* **TASK REQUIREMENTS**:
The listing below should be printed exactly, every line of it. Skip the pictures.
● ● ● ● ● ● ●
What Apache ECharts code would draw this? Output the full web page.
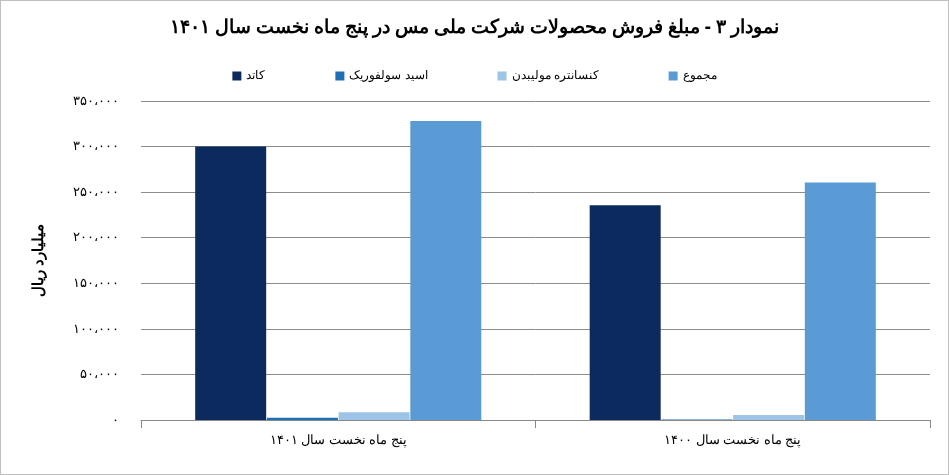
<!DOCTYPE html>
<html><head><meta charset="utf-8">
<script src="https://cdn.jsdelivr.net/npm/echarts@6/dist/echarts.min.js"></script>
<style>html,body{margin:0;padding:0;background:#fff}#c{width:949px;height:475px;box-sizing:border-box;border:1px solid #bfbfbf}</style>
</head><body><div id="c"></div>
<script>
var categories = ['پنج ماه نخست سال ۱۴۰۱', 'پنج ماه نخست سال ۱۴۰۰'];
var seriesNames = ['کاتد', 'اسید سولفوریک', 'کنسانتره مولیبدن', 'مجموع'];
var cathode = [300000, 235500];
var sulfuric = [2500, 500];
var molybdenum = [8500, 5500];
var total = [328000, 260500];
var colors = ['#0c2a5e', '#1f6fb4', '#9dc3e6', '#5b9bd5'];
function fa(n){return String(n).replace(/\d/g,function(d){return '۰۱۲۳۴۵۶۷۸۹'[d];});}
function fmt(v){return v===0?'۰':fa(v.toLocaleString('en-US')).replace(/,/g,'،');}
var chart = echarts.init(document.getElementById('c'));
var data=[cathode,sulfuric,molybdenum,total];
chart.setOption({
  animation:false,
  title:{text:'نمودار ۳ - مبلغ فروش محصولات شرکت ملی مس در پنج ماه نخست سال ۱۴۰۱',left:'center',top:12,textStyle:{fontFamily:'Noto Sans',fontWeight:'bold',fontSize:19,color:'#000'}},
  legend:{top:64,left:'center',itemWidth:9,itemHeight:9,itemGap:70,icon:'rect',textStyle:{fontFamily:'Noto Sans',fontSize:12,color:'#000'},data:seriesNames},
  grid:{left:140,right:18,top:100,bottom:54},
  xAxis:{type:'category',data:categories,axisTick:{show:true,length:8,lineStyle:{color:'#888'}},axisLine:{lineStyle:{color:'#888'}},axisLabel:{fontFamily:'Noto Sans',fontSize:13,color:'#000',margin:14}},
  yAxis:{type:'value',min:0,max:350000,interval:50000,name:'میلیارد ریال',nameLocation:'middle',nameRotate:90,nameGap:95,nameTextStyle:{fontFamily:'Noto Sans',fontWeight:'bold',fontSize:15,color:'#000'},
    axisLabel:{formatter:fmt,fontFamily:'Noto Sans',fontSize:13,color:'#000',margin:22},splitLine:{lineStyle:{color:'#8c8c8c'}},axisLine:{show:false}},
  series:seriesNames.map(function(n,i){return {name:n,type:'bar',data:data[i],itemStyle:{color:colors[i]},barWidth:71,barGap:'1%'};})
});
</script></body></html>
● ● ● ● ● ● ●
* **REPLY TO THE EXERCISE**:
What Apache ECharts code would draw this? Output the full web page.
<!DOCTYPE html>
<html><head><meta charset="utf-8">
<script src="https://cdn.jsdelivr.net/npm/echarts@6/dist/echarts.min.js"></script>
<style>html,body{margin:0;padding:0;background:#fff}#c{width:949px;height:475px;box-sizing:border-box;border:1px solid #bfbfbf}</style>
</head><body><div id="c"></div>
<script>
var categories = ['پنج ماه نخست سال ۱۴۰۱', 'پنج ماه نخست سال ۱۴۰۰'];
var seriesNames = ['کاتد', 'اسید سولفوریک', 'کنسانتره مولیبدن', 'مجموع'];
var cathode = [300000, 235500];
var sulfuric = [2500, 500];
var molybdenum = [8500, 5500];
var total = [328000, 260500];
var colors = ['#0c2a5e', '#1f6fb4', '#9dc3e6', '#5b9bd5'];
function fa(n){return String(n).replace(/\d/g,function(d){return '۰۱۲۳۴۵۶۷۸۹'[d];});}
function fmt(v){return v===0?'۰':fa(v.toLocaleString('en-US')).replace(/,/g,'،');}
var chart = echarts.init(document.getElementById('c'));
var data=[cathode,sulfuric,molybdenum,total];
chart.setOption({
  animation:false,
  title:{text:'نمودار ۳ - مبلغ فروش محصولات شرکت ملی مس در پنج ماه نخست سال ۱۴۰۱',left:'center',top:12,textStyle:{fontFamily:'Noto Sans',fontWeight:'bold',fontSize:19,color:'#000'}},
  legend:{top:64,left:'center',itemWidth:9,itemHeight:9,itemGap:70,icon:'rect',textStyle:{fontFamily:'Noto Sans',fontSize:12,color:'#000'},data:seriesNames},
  grid:{left:140,right:18,top:100,bottom:54},
  xAxis:{type:'category',data:categories,axisTick:{show:true,length:8,lineStyle:{color:'#888'}},axisLine:{lineStyle:{color:'#888'}},axisLabel:{fontFamily:'Noto Sans',fontSize:13,color:'#000',margin:14}},
  yAxis:{type:'value',min:0,max:350000,interval:50000,name:'میلیارد ریال',nameLocation:'middle',nameRotate:90,nameGap:95,nameTextStyle:{fontFamily:'Noto Sans',fontWeight:'bold',fontSize:15,color:'#000'},
    axisLabel:{formatter:fmt,fontFamily:'Noto Sans',fontSize:13,color:'#000',margin:22},splitLine:{lineStyle:{color:'#8c8c8c'}},axisLine:{show:false}},
  series:seriesNames.map(function(n,i){return {name:n,type:'bar',data:data[i],itemStyle:{color:colors[i]},barWidth:71,barGap:'1%'};})
});
</script></body></html>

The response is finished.